Behind a 0-percent introductory offer often lies a very pricey regular APR. Make sure you know exactly how much you are going to be paying in interest once the introductory period expires, so you aren’t caught off guard. And keep an eye out for low-interest-rate cards that offer a reasonable APR in combination with a 0-percent introductory APR.
Is there a 0-percent APR on new purchases?
Some cards offer a combination of a 0-percent APR on balance transfers and new purchases. We don’t recommend using your card for new purchases until you’ve paid down your balance, but a card with a 0-percent APR can be useful if you have to use your new card in a bind – at least you won’t incur interest on that new balance.
Is there an annual fee?
Some balance transfer cards include an annual membership fee – try to avoid any cards with annual fees until you’ve dug yourself out of debt.
What is the penalty for missing a payment?
Take a careful look at the card’s terms and conditions to see what’s in store if you send a payment past the due date or completely miss a payment. Possible penalties can include losing your 0-percent introductory APR (even for paying just a day late), penalty fees and interest and penalty APRs of nearly 30 percent.
You should opt for a card with more forgiving terms.
What are the other features? Is there a rewards program?

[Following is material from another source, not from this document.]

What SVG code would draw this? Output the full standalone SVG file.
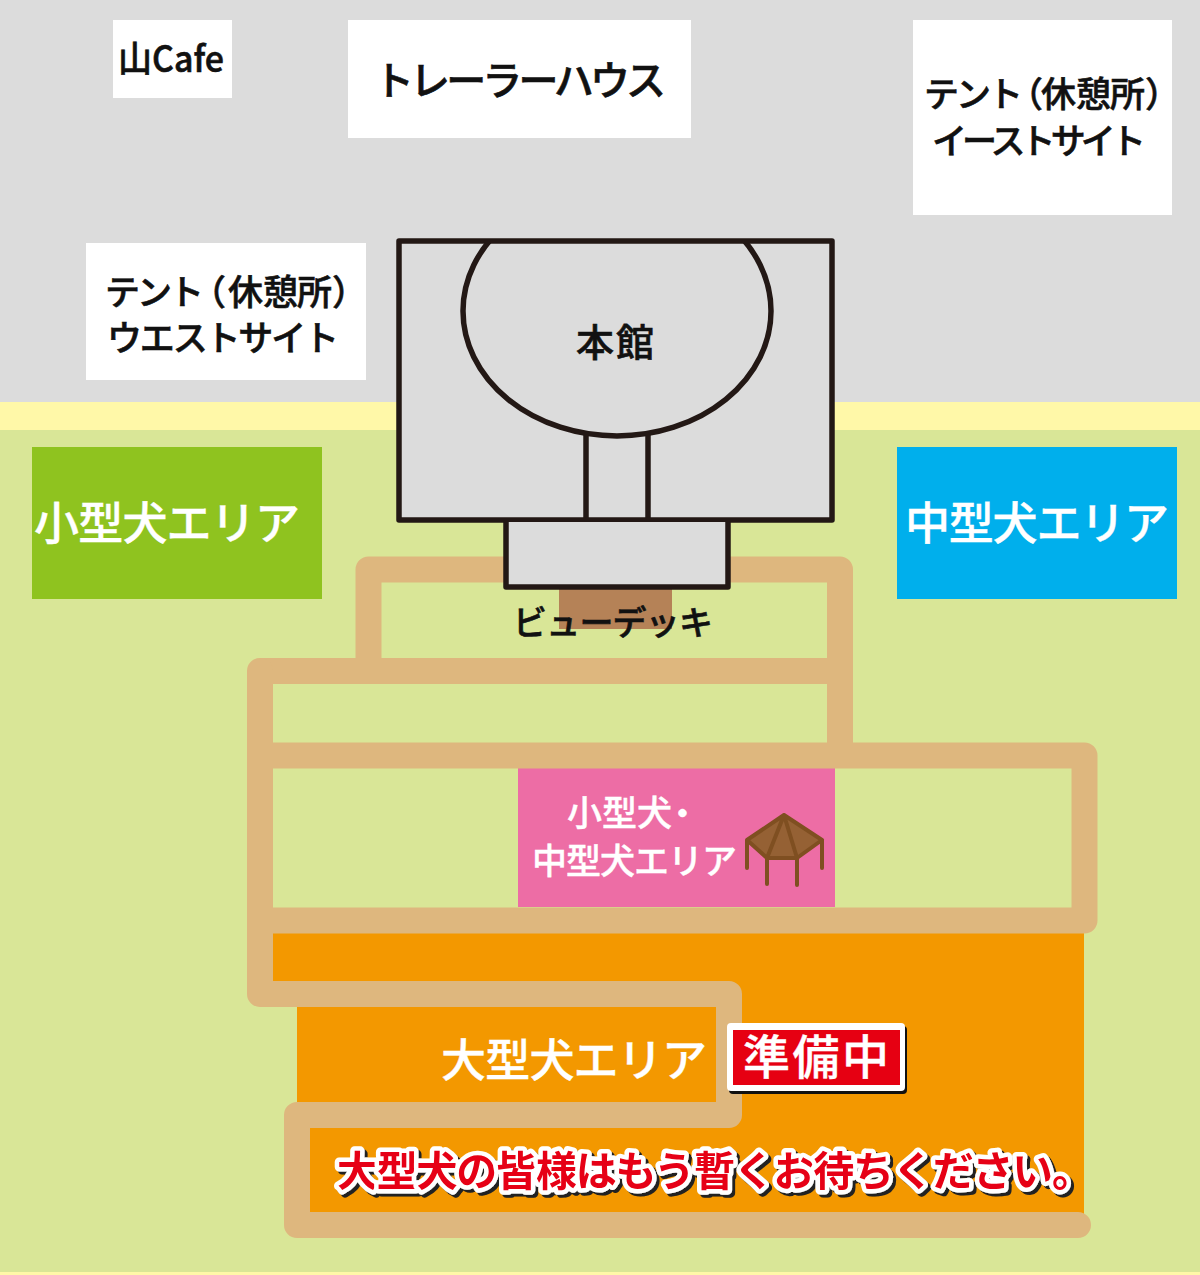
<svg xmlns="http://www.w3.org/2000/svg" width="1200" height="1275" viewBox="0 0 1200 1275">
<style>
.t{font-family:"Noto Sans CJK JP","Noto Sans",sans-serif;font-weight:500}
.m{text-anchor:middle}
.k{fill:#111;stroke:#111;stroke-width:.6}
.w{fill:#fff;stroke:#fff;stroke-width:.4}
.box{fill:#fff}
.bld{fill:#dcdcdc}
.ln{fill:none;stroke:#231815;stroke-width:5.500;stroke-linejoin:round}
.path{fill:none;stroke:#deb77e;stroke-width:26;stroke-linejoin:round;stroke-linecap:round}
.pb{fill:none;stroke:#deb77e;stroke-width:26;stroke-linejoin:round;stroke-linecap:butt}
.g{fill:none;stroke:#7f4f21;stroke-width:4;stroke-linecap:round;stroke-linejoin:round}
</style>
<defs>
<clipPath id="top"><rect x="399" y="241" width="433" height="279"/></clipPath>
<filter id="sh" x="-5%" y="-20%" width="110%" height="140%"><feDropShadow dx="3" dy="3" stdDeviation="0.6" flood-color="#222"/></filter>
</defs>
<g id="ground">
<rect width="1200" height="402" fill="#dcdcdc"/>
<rect y="402" width="1200" height="28" fill="#fff8a8"/>
<rect y="430" width="1200" height="842" fill="#d9e697"/>
<rect y="1272" width="1200" height="3" fill="#fff8a8"/>
</g>
<g id="large-area"><path d="M273 933H1084V1225H297V1007H273Z" fill="#f39800"/></g>
<g id="medium-small-area"><rect x="518" y="768" width="317" height="139" fill="#ed6da5"/></g>
<g id="connectors">
<path class="pb" d="M368.500 671V569.500H840V755"/>
<path class="pb" d="M260 671H840"/>
<path class="pb" d="M260 755.500H1084.500V920.500H260"/>
<path class="path" d="M260 755V671M260 755V994H729V1115H297V1225H1078"/>
</g>
<g id="cafe"><rect class="box" x="113" y="20" width="119" height="78"/><text class="t m k" x="171" y="72" font-size="36" textLength="106" lengthAdjust="spacingAndGlyphs">山Cafe</text></g>
<g id="trailer"><rect class="box" x="348" y="20" width="343" height="118"/><text class="t m k" x="520" y="95" font-size="40" textLength="292">トレーラーハウス</text></g>
<g id="tent-east"><rect class="box" x="913" y="20" width="259" height="195"/>
<text class="t k" y="107" font-size="35" x="924 956 988 1008 1041 1076 1110 1145">テント（休憩所）</text>
<text class="t m k" x="1039" y="154" font-size="35" textLength="214">イーストサイト</text></g>
<g id="tent-west"><rect class="box" x="86" y="243" width="280" height="137"/>
<text class="t k" y="305" font-size="35" x="105 137 169 191 228 263 297 332">テント（休憩所）</text>
<text class="t m k" x="223" y="351" font-size="35" textLength="232">ウエストサイト</text></g>
<g id="small-area"><rect x="32" y="447" width="290" height="152" fill="#8fc31f"/><text class="t m w" x="167" y="540" font-size="45" textLength="266">小型犬エリア</text></g>
<g id="medium-area"><rect x="897" y="447" width="280" height="152" fill="#00afec"/><text class="t m w" x="1037" y="540" font-size="45" textLength="264">中型犬エリア</text></g>
<g id="deck"><rect x="559" y="588" width="113" height="41" fill="#b58257"/><text class="t m k" x="613" y="635" font-size="34" textLength="200">ビューデッキ</text></g>
<g id="main-building">
<rect class="bld" x="399" y="241" width="433" height="279"/>
<ellipse class="ln" cx="617" cy="311" rx="154" ry="125" clip-path="url(#top)"/>
<path class="ln" d="M586 435V520M648 435V520"/>
<rect class="ln" x="399" y="241" width="433" height="279"/>
<rect class="bld" x="506" y="522" width="222" height="65"/>
<path class="ln" d="M506 520V587H728V520"/>
<text class="t m k" x="615" y="356" font-size="38" textLength="78">本館</text>
</g>
<g id="medium-small-label">
<text class="t w" y="826" font-size="35" x="567 602 637 665">小型犬・</text>
<text class="t w" x="532" y="874" font-size="35" textLength="205">中型犬エリア</text>
</g>
<g id="gazebo">
<path d="M784 815L822 840L797 858H767L747 840Z" fill="#956134"/>
<path class="g" d="M784 815L822 840L797 858H767L747 840ZM784 815L767 858M784 815L797 858M747 840V868M822 840V868M767 858V884M797 858V885"/>
</g>
<g id="large-label"><text class="t m w" x="574" y="1077" font-size="45" textLength="266">大型犬エリア</text></g>
<g id="preparing">
<rect x="729" y="1026" width="178" height="68" rx="4" fill="#111"/>
<rect x="727" y="1023" width="178" height="68" rx="4" fill="#fff"/>
<rect x="733" y="1030" width="167" height="55" fill="#e60012"/>
<text class="t m w" x="816" y="1074" font-size="47" textLength="146">準備中</text>
</g>
<g id="notice" filter="url(#sh)">
<text class="t" x="337" y="1186" font-size="41" textLength="756" fill="#e60012" stroke="#fff" stroke-width="9" stroke-linejoin="round" paint-order="stroke" style="font-weight:700">大型犬の皆様はもう暫くお待ちください。</text>
</g>
</svg>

Since you shouldn’t be making new purchases with a balance transfer card, rewards programs shouldn’t be your primary concern. But they’re a nice-to-have in case you want to keep the card in the long run, along with other card benefits such as purchase and travel protections.
Read all the fine print
A misstep with a balance transfer card can be costly, so you should familiarize yourself with all the restrictions in the card’s terms and conditions. Other things to consider: how long do you have to transfer a balance at 0-percent and/or with the balance transfer fee reduced? Is there a grace period for new balances? Are there other unexpected fees or penalties? Make sure there’s nothing in the fine print that could catch you off guard.